Directions: Repeat what the lines below say, word for word, and skip every image.

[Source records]
= = =

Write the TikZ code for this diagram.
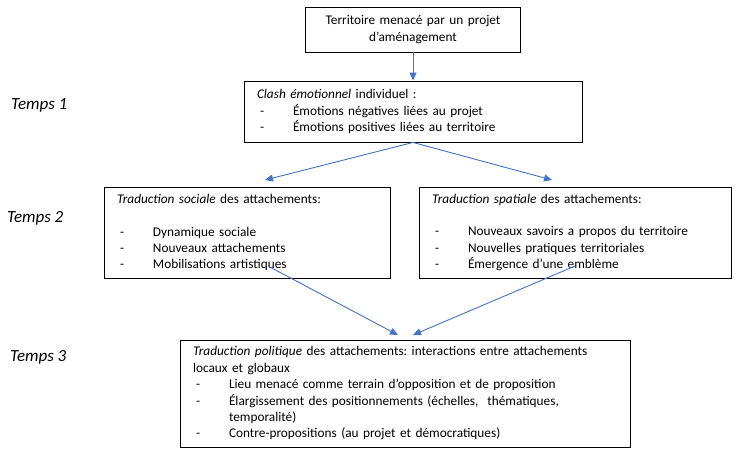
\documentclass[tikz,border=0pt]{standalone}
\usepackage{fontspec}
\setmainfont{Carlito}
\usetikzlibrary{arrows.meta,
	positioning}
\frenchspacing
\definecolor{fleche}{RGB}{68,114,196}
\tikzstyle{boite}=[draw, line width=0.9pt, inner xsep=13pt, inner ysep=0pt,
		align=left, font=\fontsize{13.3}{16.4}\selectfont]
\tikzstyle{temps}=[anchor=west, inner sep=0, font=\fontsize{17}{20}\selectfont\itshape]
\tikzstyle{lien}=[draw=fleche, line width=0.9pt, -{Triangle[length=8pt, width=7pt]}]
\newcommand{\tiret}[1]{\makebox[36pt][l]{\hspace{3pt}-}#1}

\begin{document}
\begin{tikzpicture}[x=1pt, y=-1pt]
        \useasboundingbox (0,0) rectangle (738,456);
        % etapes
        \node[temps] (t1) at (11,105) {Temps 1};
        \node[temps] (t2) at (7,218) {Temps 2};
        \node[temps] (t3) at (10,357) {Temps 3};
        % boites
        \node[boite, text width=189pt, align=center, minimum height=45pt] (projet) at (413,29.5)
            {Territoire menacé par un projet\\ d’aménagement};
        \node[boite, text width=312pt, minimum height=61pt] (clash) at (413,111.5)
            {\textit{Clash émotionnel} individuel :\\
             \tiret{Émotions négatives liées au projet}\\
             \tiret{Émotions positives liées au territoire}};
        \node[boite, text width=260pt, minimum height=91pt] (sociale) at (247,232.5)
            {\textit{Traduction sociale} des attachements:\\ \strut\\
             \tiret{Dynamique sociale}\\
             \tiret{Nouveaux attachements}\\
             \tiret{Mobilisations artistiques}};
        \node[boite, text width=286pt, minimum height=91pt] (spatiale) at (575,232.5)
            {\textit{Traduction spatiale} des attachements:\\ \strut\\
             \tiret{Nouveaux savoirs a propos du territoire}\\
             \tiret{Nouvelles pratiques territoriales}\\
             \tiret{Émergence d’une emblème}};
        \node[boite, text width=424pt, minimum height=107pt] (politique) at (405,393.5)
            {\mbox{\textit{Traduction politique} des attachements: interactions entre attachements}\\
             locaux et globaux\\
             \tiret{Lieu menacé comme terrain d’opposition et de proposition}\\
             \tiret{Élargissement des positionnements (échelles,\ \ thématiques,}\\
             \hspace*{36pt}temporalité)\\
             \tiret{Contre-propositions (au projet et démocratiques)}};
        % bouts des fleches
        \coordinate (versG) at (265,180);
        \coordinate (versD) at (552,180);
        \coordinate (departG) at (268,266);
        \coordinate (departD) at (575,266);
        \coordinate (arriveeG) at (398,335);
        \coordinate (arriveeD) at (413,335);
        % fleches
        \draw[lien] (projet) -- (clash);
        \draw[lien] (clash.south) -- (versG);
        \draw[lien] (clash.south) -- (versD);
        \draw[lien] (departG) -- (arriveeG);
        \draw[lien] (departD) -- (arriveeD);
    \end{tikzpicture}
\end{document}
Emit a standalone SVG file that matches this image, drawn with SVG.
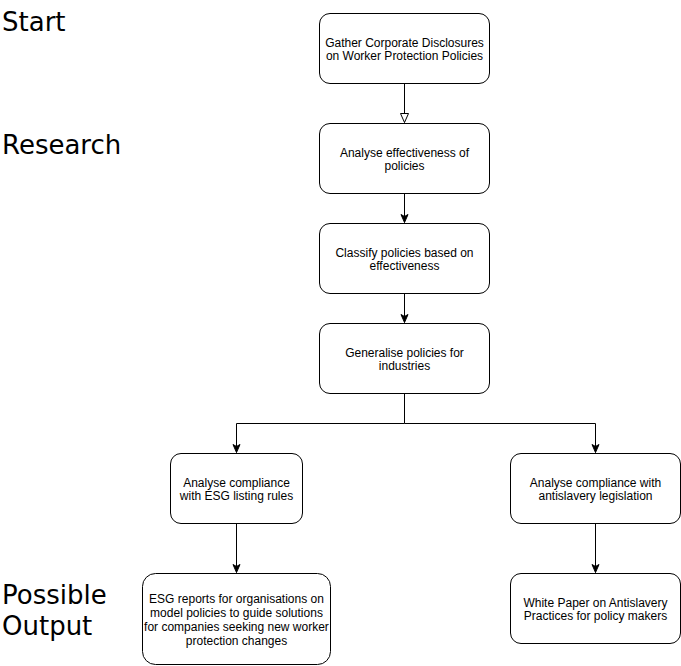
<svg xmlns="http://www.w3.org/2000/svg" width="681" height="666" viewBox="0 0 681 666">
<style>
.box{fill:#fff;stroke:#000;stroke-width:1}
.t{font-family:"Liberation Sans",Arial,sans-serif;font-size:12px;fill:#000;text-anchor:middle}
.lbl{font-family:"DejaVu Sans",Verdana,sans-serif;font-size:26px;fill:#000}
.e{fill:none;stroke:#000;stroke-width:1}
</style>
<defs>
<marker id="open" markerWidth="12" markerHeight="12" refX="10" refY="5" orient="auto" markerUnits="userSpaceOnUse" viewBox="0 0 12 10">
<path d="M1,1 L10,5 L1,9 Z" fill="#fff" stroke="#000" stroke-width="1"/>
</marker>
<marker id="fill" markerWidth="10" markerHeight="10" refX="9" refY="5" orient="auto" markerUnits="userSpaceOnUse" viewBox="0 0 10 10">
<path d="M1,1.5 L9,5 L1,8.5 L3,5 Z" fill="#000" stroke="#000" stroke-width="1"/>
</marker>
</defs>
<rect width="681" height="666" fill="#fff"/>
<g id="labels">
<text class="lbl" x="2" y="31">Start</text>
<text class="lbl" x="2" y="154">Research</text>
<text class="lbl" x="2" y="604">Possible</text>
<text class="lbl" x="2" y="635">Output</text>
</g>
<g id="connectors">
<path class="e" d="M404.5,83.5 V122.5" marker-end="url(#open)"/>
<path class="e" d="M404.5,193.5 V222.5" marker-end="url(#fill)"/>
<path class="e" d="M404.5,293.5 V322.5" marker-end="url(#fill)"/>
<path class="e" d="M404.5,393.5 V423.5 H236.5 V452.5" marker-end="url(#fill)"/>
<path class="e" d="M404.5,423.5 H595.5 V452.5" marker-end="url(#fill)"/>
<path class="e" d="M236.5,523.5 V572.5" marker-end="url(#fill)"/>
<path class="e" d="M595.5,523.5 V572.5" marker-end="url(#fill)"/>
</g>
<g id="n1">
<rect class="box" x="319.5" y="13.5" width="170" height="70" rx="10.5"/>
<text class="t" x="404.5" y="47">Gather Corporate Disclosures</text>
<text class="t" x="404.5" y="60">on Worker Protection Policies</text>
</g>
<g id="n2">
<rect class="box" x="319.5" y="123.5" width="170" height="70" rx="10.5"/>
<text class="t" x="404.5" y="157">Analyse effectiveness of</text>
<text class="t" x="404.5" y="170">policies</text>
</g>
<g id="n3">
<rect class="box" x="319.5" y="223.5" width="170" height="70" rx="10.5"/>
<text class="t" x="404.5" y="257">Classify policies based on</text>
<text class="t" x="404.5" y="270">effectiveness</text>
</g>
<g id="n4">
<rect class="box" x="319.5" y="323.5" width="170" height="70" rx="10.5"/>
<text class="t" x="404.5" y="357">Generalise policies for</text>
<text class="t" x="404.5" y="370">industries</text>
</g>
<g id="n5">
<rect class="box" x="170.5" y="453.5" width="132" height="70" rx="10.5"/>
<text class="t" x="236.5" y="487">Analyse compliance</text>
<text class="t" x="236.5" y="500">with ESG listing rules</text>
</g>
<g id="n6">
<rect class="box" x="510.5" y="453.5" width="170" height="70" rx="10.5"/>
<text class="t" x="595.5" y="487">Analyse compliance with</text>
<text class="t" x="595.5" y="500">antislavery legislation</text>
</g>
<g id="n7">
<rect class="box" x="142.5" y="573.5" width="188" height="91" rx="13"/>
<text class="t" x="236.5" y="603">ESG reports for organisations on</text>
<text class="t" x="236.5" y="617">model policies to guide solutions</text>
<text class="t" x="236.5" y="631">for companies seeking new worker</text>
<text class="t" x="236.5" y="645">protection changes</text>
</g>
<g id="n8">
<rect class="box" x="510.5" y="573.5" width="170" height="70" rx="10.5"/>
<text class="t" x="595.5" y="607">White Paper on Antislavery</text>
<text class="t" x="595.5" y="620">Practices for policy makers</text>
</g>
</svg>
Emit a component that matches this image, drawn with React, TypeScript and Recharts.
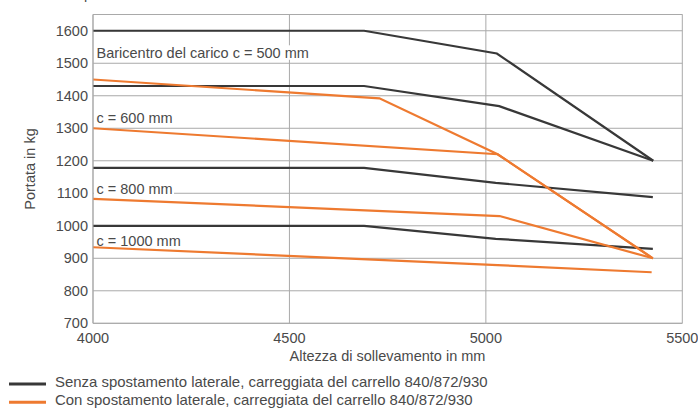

= = =

Task output:
Write the TikZ code for this diagram.
\documentclass[tikz,border=0pt]{standalone}
\usepackage{fontspec}
\setmainfont{Carlito}
\usetikzlibrary{arrows.meta,
	positioning}
\frenchspacing
\definecolor{fleche}{RGB}{68,114,196}
\tikzstyle{boite}=[draw, line width=0.9pt, inner xsep=13pt, inner ysep=0pt,
		align=left, font=\fontsize{13.3}{16.4}\selectfont]
\tikzstyle{temps}=[anchor=west, inner sep=0, font=\fontsize{17}{20}\selectfont\itshape]
\tikzstyle{lien}=[draw=fleche, line width=0.9pt, -{Triangle[length=8pt, width=7pt]}]
\newcommand{\tiret}[1]{\makebox[36pt][l]{\hspace{3pt}-}#1}

\begin{document}
\begin{tikzpicture}[x=1pt, y=-1pt]
        \useasboundingbox (0,0) rectangle (738,456);
        % etapes
        \node[temps] (t1) at (11,105) {Temps 1};
        \node[temps] (t2) at (7,218) {Temps 2};
        \node[temps] (t3) at (10,357) {Temps 3};
        % boites
        \node[boite, text width=189pt, align=center, minimum height=45pt] (projet) at (413,29.5)
            {Territoire menacé par un projet\\ d’aménagement};
        \node[boite, text width=312pt, minimum height=61pt] (clash) at (413,111.5)
            {\textit{Clash émotionnel} individuel :\\
             \tiret{Émotions négatives liées au projet}\\
             \tiret{Émotions positives liées au territoire}};
        \node[boite, text width=260pt, minimum height=91pt] (sociale) at (247,232.5)
            {\textit{Traduction sociale} des attachements:\\ \strut\\
             \tiret{Dynamique sociale}\\
             \tiret{Nouveaux attachements}\\
             \tiret{Mobilisations artistiques}};
        \node[boite, text width=286pt, minimum height=91pt] (spatiale) at (575,232.5)
            {\textit{Traduction spatiale} des attachements:\\ \strut\\
             \tiret{Nouveaux savoirs a propos du territoire}\\
             \tiret{Nouvelles pratiques territoriales}\\
             \tiret{Émergence d’une emblème}};
        \node[boite, text width=424pt, minimum height=107pt] (politique) at (405,393.5)
            {\mbox{\textit{Traduction politique} des attachements: interactions entre attachements}\\
             locaux et globaux\\
             \tiret{Lieu menacé comme terrain d’opposition et de proposition}\\
             \tiret{Élargissement des positionnements (échelles,\ \ thématiques,}\\
             \hspace*{36pt}temporalité)\\
             \tiret{Contre-propositions (au projet et démocratiques)}};
        % bouts des fleches
        \coordinate (versG) at (265,180);
        \coordinate (versD) at (552,180);
        \coordinate (departG) at (268,266);
        \coordinate (departD) at (575,266);
        \coordinate (arriveeG) at (398,335);
        \coordinate (arriveeD) at (413,335);
        % fleches
        \draw[lien] (projet) -- (clash);
        \draw[lien] (clash.south) -- (versG);
        \draw[lien] (clash.south) -- (versD);
        \draw[lien] (departG) -- (arriveeG);
        \draw[lien] (departD) -- (arriveeD);
    \end{tikzpicture}
\end{document}
Emit a standalone SVG file that matches this image, drawn with SVG.
<svg xmlns="http://www.w3.org/2000/svg" width="681" height="666" viewBox="0 0 681 666">
<style>
.box{fill:#fff;stroke:#000;stroke-width:1}
.t{font-family:"Liberation Sans",Arial,sans-serif;font-size:12px;fill:#000;text-anchor:middle}
.lbl{font-family:"DejaVu Sans",Verdana,sans-serif;font-size:26px;fill:#000}
.e{fill:none;stroke:#000;stroke-width:1}
</style>
<defs>
<marker id="open" markerWidth="12" markerHeight="12" refX="10" refY="5" orient="auto" markerUnits="userSpaceOnUse" viewBox="0 0 12 10">
<path d="M1,1 L10,5 L1,9 Z" fill="#fff" stroke="#000" stroke-width="1"/>
</marker>
<marker id="fill" markerWidth="10" markerHeight="10" refX="9" refY="5" orient="auto" markerUnits="userSpaceOnUse" viewBox="0 0 10 10">
<path d="M1,1.5 L9,5 L1,8.5 L3,5 Z" fill="#000" stroke="#000" stroke-width="1"/>
</marker>
</defs>
<rect width="681" height="666" fill="#fff"/>
<g id="labels">
<text class="lbl" x="2" y="31">Start</text>
<text class="lbl" x="2" y="154">Research</text>
<text class="lbl" x="2" y="604">Possible</text>
<text class="lbl" x="2" y="635">Output</text>
</g>
<g id="connectors">
<path class="e" d="M404.5,83.5 V122.5" marker-end="url(#open)"/>
<path class="e" d="M404.5,193.5 V222.5" marker-end="url(#fill)"/>
<path class="e" d="M404.5,293.5 V322.5" marker-end="url(#fill)"/>
<path class="e" d="M404.5,393.5 V423.5 H236.5 V452.5" marker-end="url(#fill)"/>
<path class="e" d="M404.5,423.5 H595.5 V452.5" marker-end="url(#fill)"/>
<path class="e" d="M236.5,523.5 V572.5" marker-end="url(#fill)"/>
<path class="e" d="M595.5,523.5 V572.5" marker-end="url(#fill)"/>
</g>
<g id="n1">
<rect class="box" x="319.5" y="13.5" width="170" height="70" rx="10.5"/>
<text class="t" x="404.5" y="47">Gather Corporate Disclosures</text>
<text class="t" x="404.5" y="60">on Worker Protection Policies</text>
</g>
<g id="n2">
<rect class="box" x="319.5" y="123.5" width="170" height="70" rx="10.5"/>
<text class="t" x="404.5" y="157">Analyse effectiveness of</text>
<text class="t" x="404.5" y="170">policies</text>
</g>
<g id="n3">
<rect class="box" x="319.5" y="223.5" width="170" height="70" rx="10.5"/>
<text class="t" x="404.5" y="257">Classify policies based on</text>
<text class="t" x="404.5" y="270">effectiveness</text>
</g>
<g id="n4">
<rect class="box" x="319.5" y="323.5" width="170" height="70" rx="10.5"/>
<text class="t" x="404.5" y="357">Generalise policies for</text>
<text class="t" x="404.5" y="370">industries</text>
</g>
<g id="n5">
<rect class="box" x="170.5" y="453.5" width="132" height="70" rx="10.5"/>
<text class="t" x="236.5" y="487">Analyse compliance</text>
<text class="t" x="236.5" y="500">with ESG listing rules</text>
</g>
<g id="n6">
<rect class="box" x="510.5" y="453.5" width="170" height="70" rx="10.5"/>
<text class="t" x="595.5" y="487">Analyse compliance with</text>
<text class="t" x="595.5" y="500">antislavery legislation</text>
</g>
<g id="n7">
<rect class="box" x="142.5" y="573.5" width="188" height="91" rx="13"/>
<text class="t" x="236.5" y="603">ESG reports for organisations on</text>
<text class="t" x="236.5" y="617">model policies to guide solutions</text>
<text class="t" x="236.5" y="631">for companies seeking new worker</text>
<text class="t" x="236.5" y="645">protection changes</text>
</g>
<g id="n8">
<rect class="box" x="510.5" y="573.5" width="170" height="70" rx="10.5"/>
<text class="t" x="595.5" y="607">White Paper on Antislavery</text>
<text class="t" x="595.5" y="620">Practices for policy makers</text>
</g>
</svg>
Emit a component that matches this image, drawn with React, TypeScript and Recharts.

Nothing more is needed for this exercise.